My mother had too many. This one I interpreted as yet one more ploy to convince me that I should be grateful to her for giving me life. Considering our never-ending conflict, I was not inclined to take this seriously.
Das schreckliche Mädchen
So, in 1993, I see The Nasty Girl, a story about a young woman whose community turns against her when she investigates the town's Nazi past. Afterwards, I think that one day I should contact the real-life nasty girl, Anna Rosmus.
Eleven years later.
At Montreal’s Blue Met Literary Festival, I’m chatting with Verena Stefan, a Swiss-German writer, and mention that I’m planning a trip to Passau to do research for a novel.
She says, Ah! You should get in touch with Anna Rosmus.

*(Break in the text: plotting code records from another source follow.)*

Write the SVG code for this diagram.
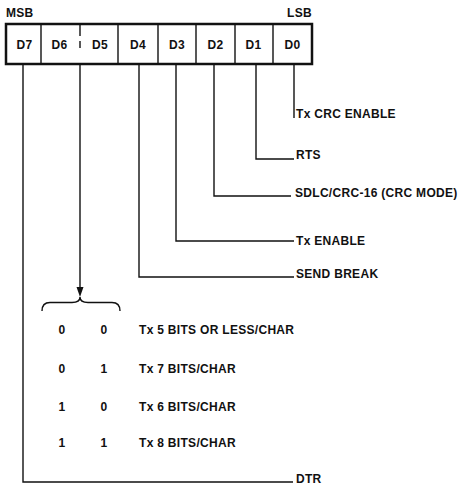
<svg xmlns="http://www.w3.org/2000/svg" width="460" height="486" viewBox="0 0 460 486">
<style>
text{font-family:"Liberation Sans",Arial,sans-serif;font-weight:bold;font-size:12px;letter-spacing:0.3px;fill:#111}
.c{text-anchor:middle}
.ln{fill:none;stroke:#111;stroke-width:1.4}
.box{fill:#fff;stroke:#111;stroke-width:2.5}
.div{stroke:#111;stroke-width:1.4}
</style>
<rect width="460" height="486" fill="#fff"/>
<g id="register">
<rect class="box" x="6" y="24" width="306" height="40"/>
<line class="div" x1="41" y1="24" x2="41" y2="64"/>
<line class="div" x1="80" y1="24" x2="80" y2="36"/>
<line class="div" x1="80" y1="41" x2="80" y2="48"/>
<line class="div" x1="118" y1="24" x2="118" y2="64"/>
<line class="div" x1="158" y1="24" x2="158" y2="64"/>
<line class="div" x1="196" y1="24" x2="196" y2="64"/>
<line class="div" x1="235" y1="24" x2="235" y2="64"/>
<line class="div" x1="273" y1="24" x2="273" y2="64"/>
<text x="6" y="17">MSB</text>
<text x="312" y="17" text-anchor="end">LSB</text>
</g>
<g id="D7"><text class="c" x="24.5" y="48.5">D7</text></g>
<g id="D6"><text class="c" x="59.5" y="48.5">D6</text></g>
<g id="D5"><text class="c" x="100" y="48.5">D5</text></g>
<g id="D4"><text class="c" x="138" y="48.5">D4</text></g>
<g id="D3"><text class="c" x="177" y="48.5">D3</text></g>
<g id="D2"><text class="c" x="215.5" y="48.5">D2</text></g>
<g id="D1"><text class="c" x="253.5" y="48.5">D1</text></g>
<g id="D0"><text class="c" x="292.5" y="48.5">D0</text></g>
<g id="connectors">
<polyline class="ln" points="294,64 294,118"/>
<polyline class="ln" points="256,64 256,159 294,159"/>
<polyline class="ln" points="214,64 214,196 291,196"/>
<polyline class="ln" points="176,64 176,241 294,241"/>
<polyline class="ln" points="139,64 139,277 294,277"/>
<polyline class="ln" points="23,64 23,482 293,482"/>
<line class="ln" x1="80" y1="64" x2="80" y2="288"/>
<path d="M76.5,287 L83.5,287 L80,297 Z" fill="#111"/>
<path class="ln" d="M42,311 Q42,302.5 50,302.5 L72,302.5 Q80,302.5 80,297 Q80,302.5 88,302.5 L112,302.5 Q120,302.5 120,311"/>
</g>
<g id="lbl-d0"><text x="296" y="118">Tx CRC ENABLE</text></g>
<g id="lbl-d1"><text x="296" y="159">RTS</text></g>
<g id="lbl-d2"><text x="295" y="197">SDLC/CRC-16 (CRC MODE)</text></g>
<g id="lbl-d3"><text x="296" y="245">Tx ENABLE</text></g>
<g id="lbl-d4"><text x="296" y="278">SEND BREAK</text></g>
<g id="lbl-d7"><text x="296" y="483">DTR</text></g>
<g id="table">
<text class="c" x="62" y="334">0</text><text class="c" x="104" y="334">0</text><text x="139" y="334">Tx 5 BITS OR LESS/CHAR</text>
<text class="c" x="62" y="373">0</text><text class="c" x="104" y="373">1</text><text x="139" y="373">Tx 7 BITS/CHAR</text>
<text class="c" x="62" y="411">1</text><text class="c" x="104" y="411">0</text><text x="139" y="411">Tx 6 BITS/CHAR</text>
<text class="c" x="62" y="447">1</text><text class="c" x="104" y="447">1</text><text x="139" y="447">Tx 8 BITS/CHAR</text>
</g>
</svg>
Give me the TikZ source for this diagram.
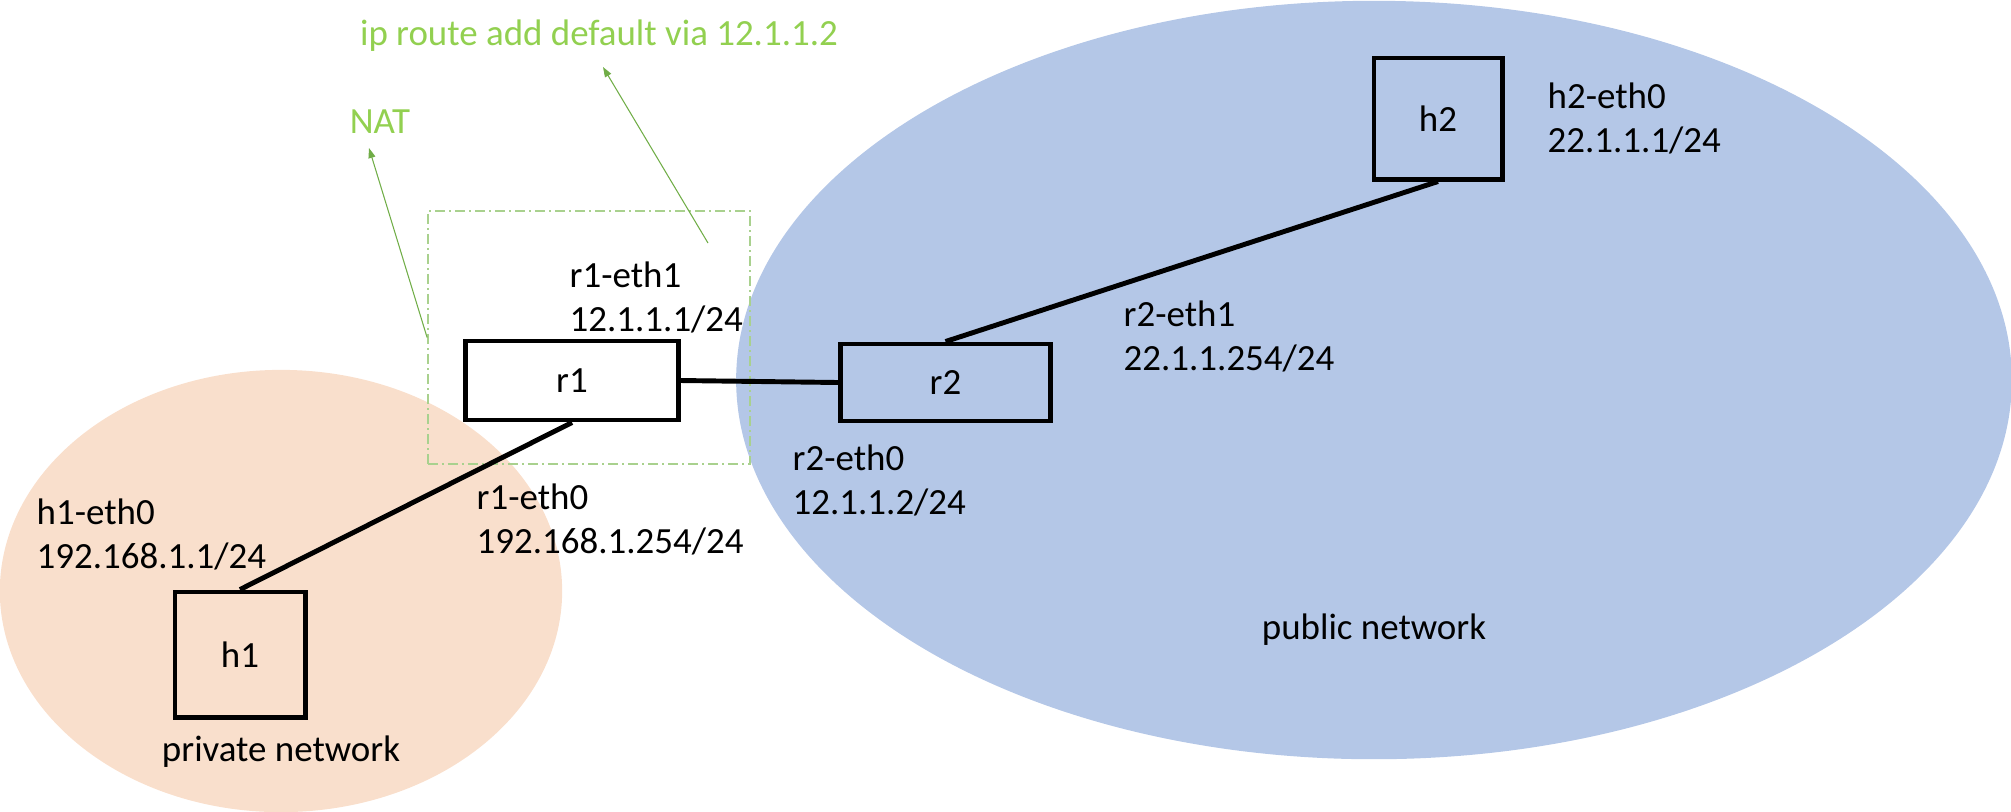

I say, I would love to…and before I can finish the sentence, Verena taps a woman on the shoulder and says, Karin, this is Gina. She would like to be in touch with Anna Rosmus. Would you send her the email address?
Is that all it takes?
Ask and you receive. I contact Anna and begin my letter like this:
“I am a writer and poet living in Montreal, and although my parents were refugees living in Pocking-Waldstadt, like you, I was born in Passau. My mother said she didn’t trust the doctors in the DP camp.”
Anna writes back:
“Oh, she must have heard about all the baby deaths in ’46 and ’47. There were 57 babies murdered.”
I was born January, 1948.
Wait. That means my mother was not a paranoid Holocaust survivor. And she did save my life. That’s where this story begins. The story called “My Mother, the Nazi Midwife and Me.”